Los abusos sexuales se definen como la participación de un menor en actividades sexuales que no comprenda, para la que no está preparado por su desarrollo físico, mental y social y sin su consentimiento expreso. Generalmente son contactos en los que un menor es utilizado para la estimulación sexual de un adulto u otro individuo joven mayor que él y puede incluir distintas formas de actividad sexual, contactos genitales, anales u orales, el exhibicionismo, la prostitución o la utilización del niño para la producción de material pornográfico.
No pretendo pontificar sobre un tema tan sensible y, a la vez, tan complejo. Ni en una nota breve de blog se puede profundizar en una cuestión con amplitud. Pero creo que merece algunas consideraciones, desde un punto de vista de observador preocupado.
Desde clérigos que abusan de niños, hasta presidentes del gobierno como el italiano enredado en el putiferio adolescente, pasando por los turistas sexuales viajando al sudeste asiático o los abusadores internautas, el espectro es amplio y diverso.
Un elemento común en el abuso es el desequilibrio de poder: el abusador posee una posición dominante, ya sea “autoritas” conferida por la edad o el cargo, o el simple y duro poder del dinero. La víctima está situada en una posición inferior, en rango y en libertades, a veces por ignorancia y muy a menudo traicionada por quienes son responsables de sus cuidados, que los vende al mejor postor.

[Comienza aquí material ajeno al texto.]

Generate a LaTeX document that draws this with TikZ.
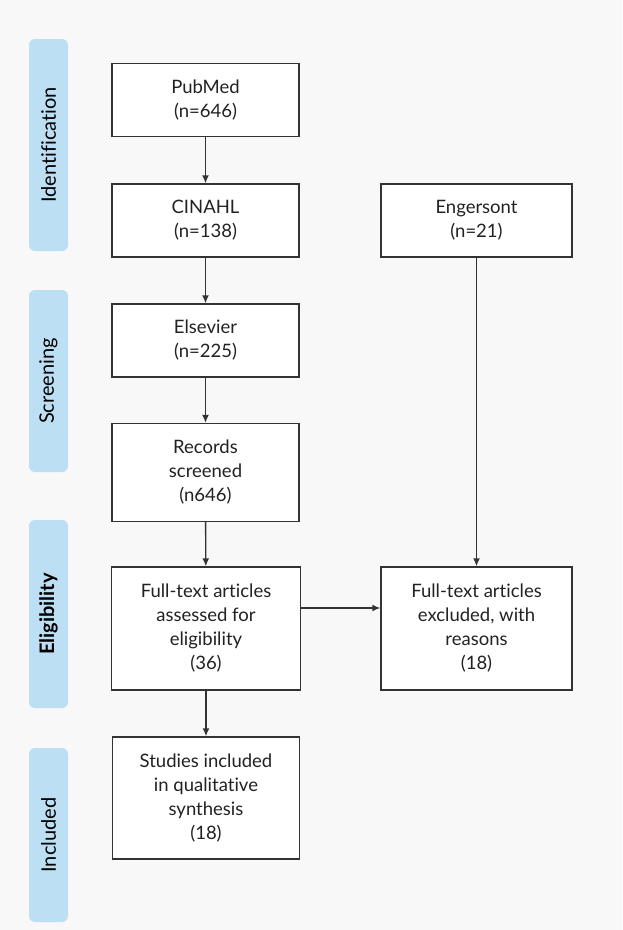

Algunos aspectos culturales en las sociedades occidentales influyen en la aparentemente enfermiza obsesión con menores como oscuro objeto de deseo. Todavía—o quizá debiera decir cada día más—hay hombres que se recrean en una cierta infantilización de sus parejas sexuales. La propia figura de la ingenua en las comedias o el cine tiene en la ingenuidad una connotación infantil que la hace sexualmente atractiva. Los mohines y mimitos femeninos forman parte del estimulo en el cortejo y muchas mujeres los utilizan en sus relaciones. Los hombre utilizan como expresión de cariño diminutivos o referencias infantiles como “nena”, “muñequita” y demás. En inglés, llamar “baby” a la persona estimada es común, mientras que en español la traducción no resulta aceptable: difícilmente el apelativo “bebé” resulta estimulante.
Los juegos en los que la mujer se disfraza de niña o de escolar para el encuentro sexual forman parte de un fetichismo hacia lo infantil. Lo mismo ocurre con la depilación genital de las mujeres, cada día más común, aceptada e incluso exigida por los hombres. La depilación genital forma parte del estándar en la filmografía porno, originada en las productoras de cinema pornográfico norteamericano.
La glorificación del poder de seducción de las adolescentes, descrito en el personaje de la “Lolita” literaria, ha servido de excusa para justificar una pulsión obsesiva con el atractivo de la trasgresión. Desde ahí puede ser fácil derivar la pulsión sexual de la representación fetichista a la preferencia directa por la realidad, sobre la que se añade el ejercicio y ansia de poder.
Podemos despepitarnos criticando a los perversos, pero las raíces de su perversidad se pueden encontrar en modas y preferencias arraigadas en nuestra cultura de las que todos participamos. En el tema de abusos sexuales los únicos inocentes son las víctimas.